#### Exercise directions
Copy out the whole listing exactly as written, leaving the pictures behind.

#### Data provided

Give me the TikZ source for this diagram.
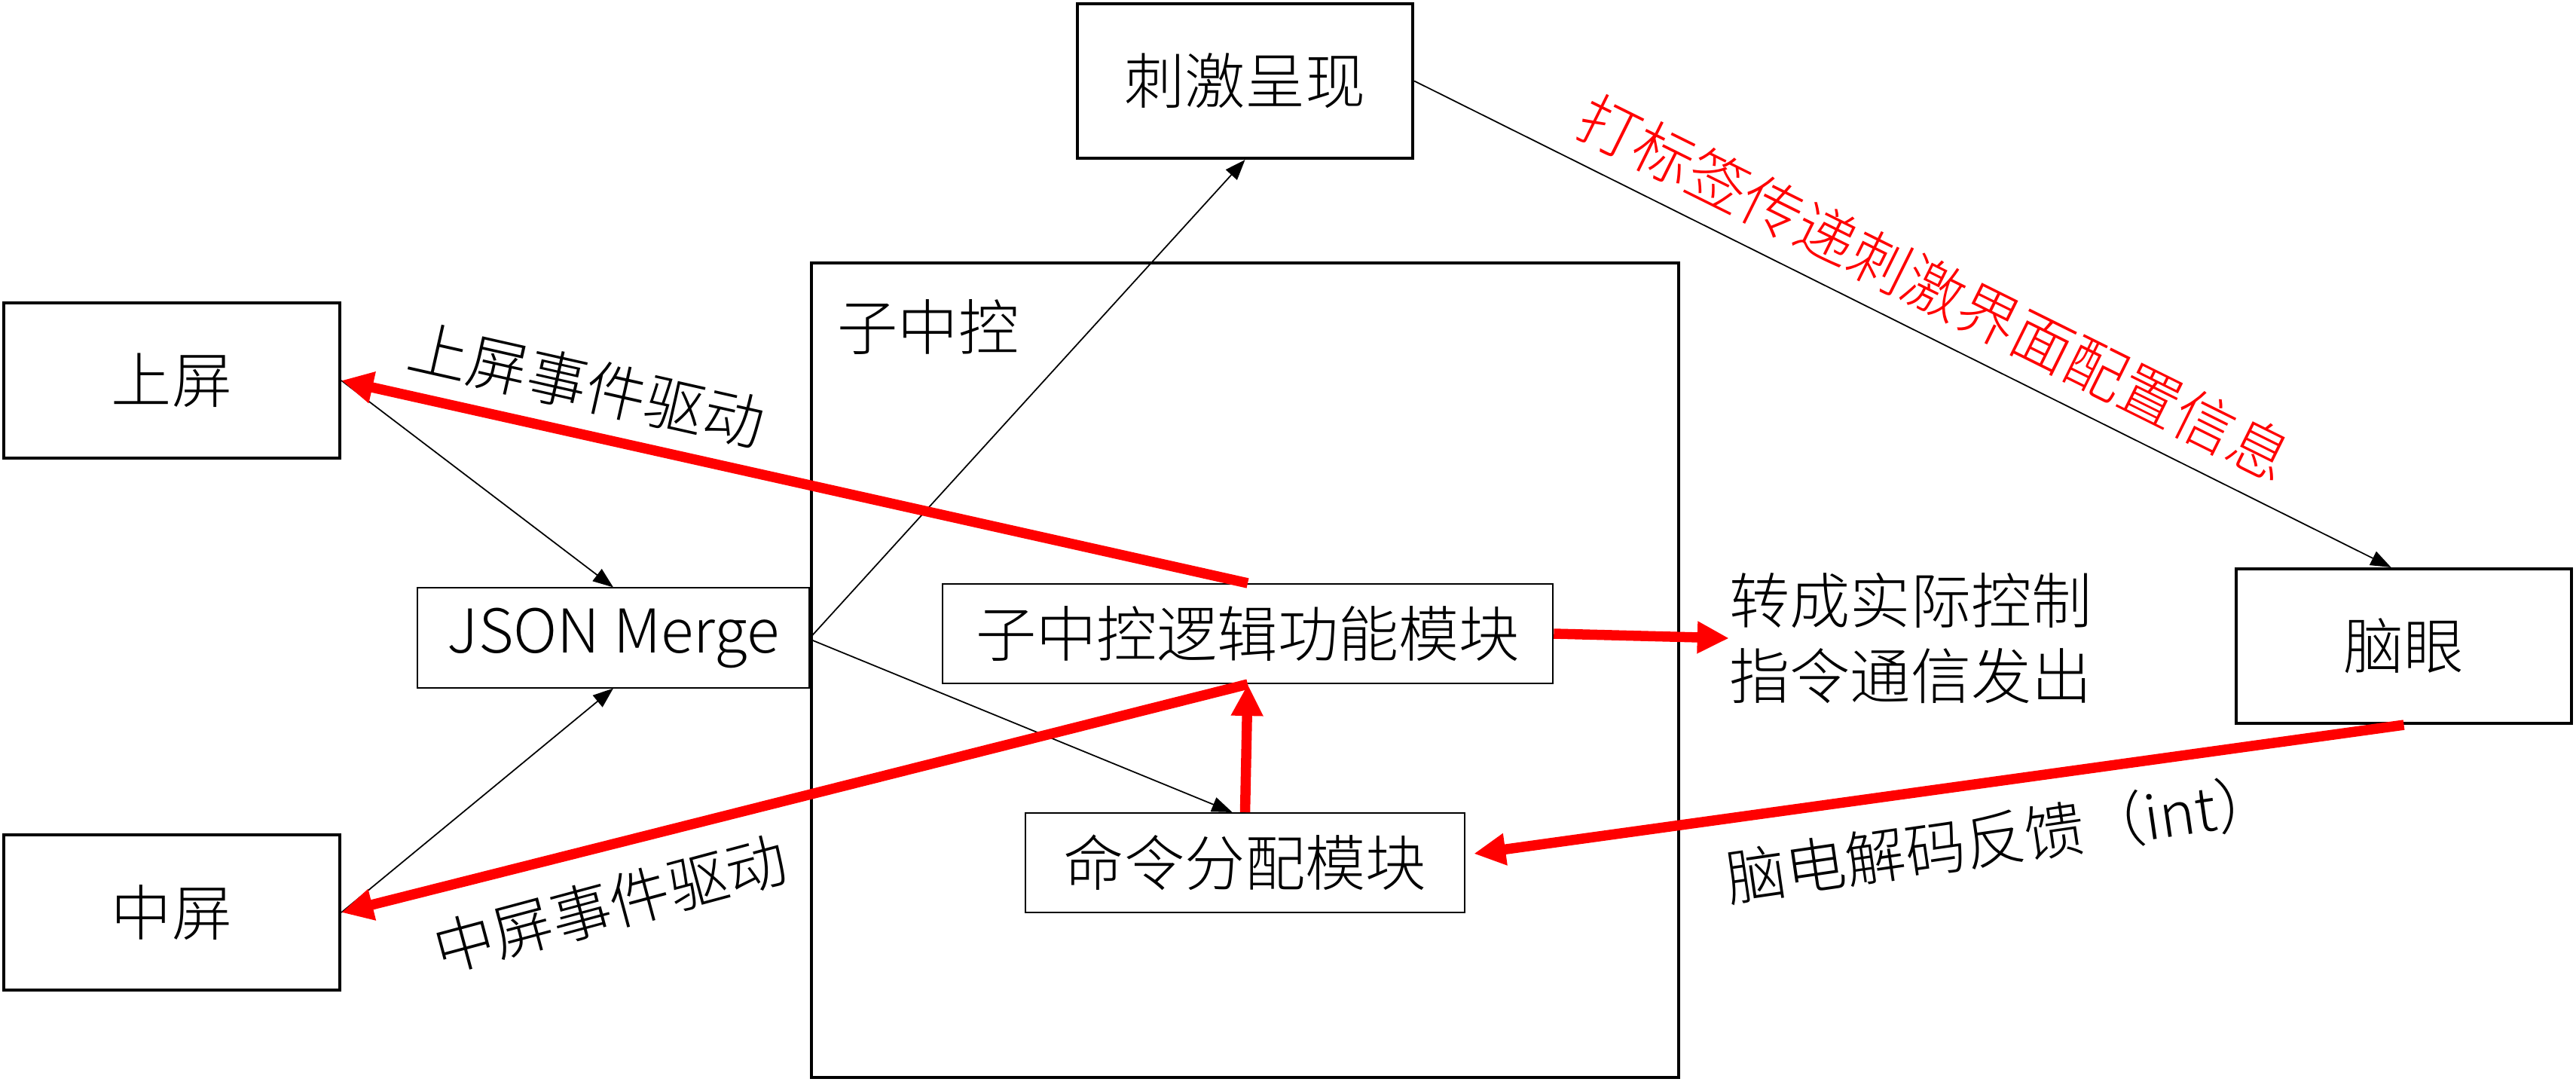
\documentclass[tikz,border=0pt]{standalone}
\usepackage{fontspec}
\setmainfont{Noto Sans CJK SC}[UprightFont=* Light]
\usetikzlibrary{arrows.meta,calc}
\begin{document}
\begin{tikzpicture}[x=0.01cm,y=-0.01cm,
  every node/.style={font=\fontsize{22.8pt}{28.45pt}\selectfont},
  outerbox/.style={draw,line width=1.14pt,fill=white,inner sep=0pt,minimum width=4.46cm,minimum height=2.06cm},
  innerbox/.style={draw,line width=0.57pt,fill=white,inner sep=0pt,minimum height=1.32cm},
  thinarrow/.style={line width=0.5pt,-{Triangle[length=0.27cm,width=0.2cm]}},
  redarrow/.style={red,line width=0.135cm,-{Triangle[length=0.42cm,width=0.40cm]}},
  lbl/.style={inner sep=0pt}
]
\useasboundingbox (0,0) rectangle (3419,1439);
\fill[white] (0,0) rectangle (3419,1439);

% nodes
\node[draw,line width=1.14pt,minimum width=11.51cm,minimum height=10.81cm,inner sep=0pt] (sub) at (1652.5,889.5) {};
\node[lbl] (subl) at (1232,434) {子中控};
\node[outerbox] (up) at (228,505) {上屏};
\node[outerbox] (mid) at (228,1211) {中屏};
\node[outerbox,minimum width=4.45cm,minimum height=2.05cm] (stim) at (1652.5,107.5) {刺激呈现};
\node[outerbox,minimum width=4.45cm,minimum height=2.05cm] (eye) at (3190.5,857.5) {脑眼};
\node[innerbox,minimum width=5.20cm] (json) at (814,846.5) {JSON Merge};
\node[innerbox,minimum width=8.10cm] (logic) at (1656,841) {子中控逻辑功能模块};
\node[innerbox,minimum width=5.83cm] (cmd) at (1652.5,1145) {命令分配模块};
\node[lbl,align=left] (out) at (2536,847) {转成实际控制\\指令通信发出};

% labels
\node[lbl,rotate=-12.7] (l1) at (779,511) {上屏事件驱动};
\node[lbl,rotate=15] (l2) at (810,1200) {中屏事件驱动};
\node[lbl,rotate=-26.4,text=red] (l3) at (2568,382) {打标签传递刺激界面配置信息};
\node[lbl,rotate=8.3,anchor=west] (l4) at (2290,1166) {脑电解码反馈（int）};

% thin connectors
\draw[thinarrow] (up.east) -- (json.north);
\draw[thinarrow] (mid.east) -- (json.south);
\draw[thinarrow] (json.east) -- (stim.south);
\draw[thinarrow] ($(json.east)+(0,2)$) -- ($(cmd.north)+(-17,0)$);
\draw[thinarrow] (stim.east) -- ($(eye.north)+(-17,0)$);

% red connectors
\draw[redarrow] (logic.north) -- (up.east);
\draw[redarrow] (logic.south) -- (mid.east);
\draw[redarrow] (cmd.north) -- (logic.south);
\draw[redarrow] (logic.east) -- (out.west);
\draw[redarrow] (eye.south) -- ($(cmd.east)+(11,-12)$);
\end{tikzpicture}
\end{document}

#### Solution for this task
Give me the TikZ source for this diagram.
\documentclass[tikz,border=0pt]{standalone}
\usepackage{fontspec}
\setmainfont{Noto Sans CJK SC}[UprightFont=* Light]
\usetikzlibrary{arrows.meta,calc}
\begin{document}
\begin{tikzpicture}[x=0.01cm,y=-0.01cm,
  every node/.style={font=\fontsize{22.8pt}{28.45pt}\selectfont},
  outerbox/.style={draw,line width=1.14pt,fill=white,inner sep=0pt,minimum width=4.46cm,minimum height=2.06cm},
  innerbox/.style={draw,line width=0.57pt,fill=white,inner sep=0pt,minimum height=1.32cm},
  thinarrow/.style={line width=0.5pt,-{Triangle[length=0.27cm,width=0.2cm]}},
  redarrow/.style={red,line width=0.135cm,-{Triangle[length=0.42cm,width=0.40cm]}},
  lbl/.style={inner sep=0pt}
]
\useasboundingbox (0,0) rectangle (3419,1439);
\fill[white] (0,0) rectangle (3419,1439);

% nodes
\node[draw,line width=1.14pt,minimum width=11.51cm,minimum height=10.81cm,inner sep=0pt] (sub) at (1652.5,889.5) {};
\node[lbl] (subl) at (1232,434) {子中控};
\node[outerbox] (up) at (228,505) {上屏};
\node[outerbox] (mid) at (228,1211) {中屏};
\node[outerbox,minimum width=4.45cm,minimum height=2.05cm] (stim) at (1652.5,107.5) {刺激呈现};
\node[outerbox,minimum width=4.45cm,minimum height=2.05cm] (eye) at (3190.5,857.5) {脑眼};
\node[innerbox,minimum width=5.20cm] (json) at (814,846.5) {JSON Merge};
\node[innerbox,minimum width=8.10cm] (logic) at (1656,841) {子中控逻辑功能模块};
\node[innerbox,minimum width=5.83cm] (cmd) at (1652.5,1145) {命令分配模块};
\node[lbl,align=left] (out) at (2536,847) {转成实际控制\\指令通信发出};

% labels
\node[lbl,rotate=-12.7] (l1) at (779,511) {上屏事件驱动};
\node[lbl,rotate=15] (l2) at (810,1200) {中屏事件驱动};
\node[lbl,rotate=-26.4,text=red] (l3) at (2568,382) {打标签传递刺激界面配置信息};
\node[lbl,rotate=8.3,anchor=west] (l4) at (2290,1166) {脑电解码反馈（int）};

% thin connectors
\draw[thinarrow] (up.east) -- (json.north);
\draw[thinarrow] (mid.east) -- (json.south);
\draw[thinarrow] (json.east) -- (stim.south);
\draw[thinarrow] ($(json.east)+(0,2)$) -- ($(cmd.north)+(-17,0)$);
\draw[thinarrow] (stim.east) -- ($(eye.north)+(-17,0)$);

% red connectors
\draw[redarrow] (logic.north) -- (up.east);
\draw[redarrow] (logic.south) -- (mid.east);
\draw[redarrow] (cmd.north) -- (logic.south);
\draw[redarrow] (logic.east) -- (out.west);
\draw[redarrow] (eye.south) -- ($(cmd.east)+(11,-12)$);
\end{tikzpicture}
\end{document}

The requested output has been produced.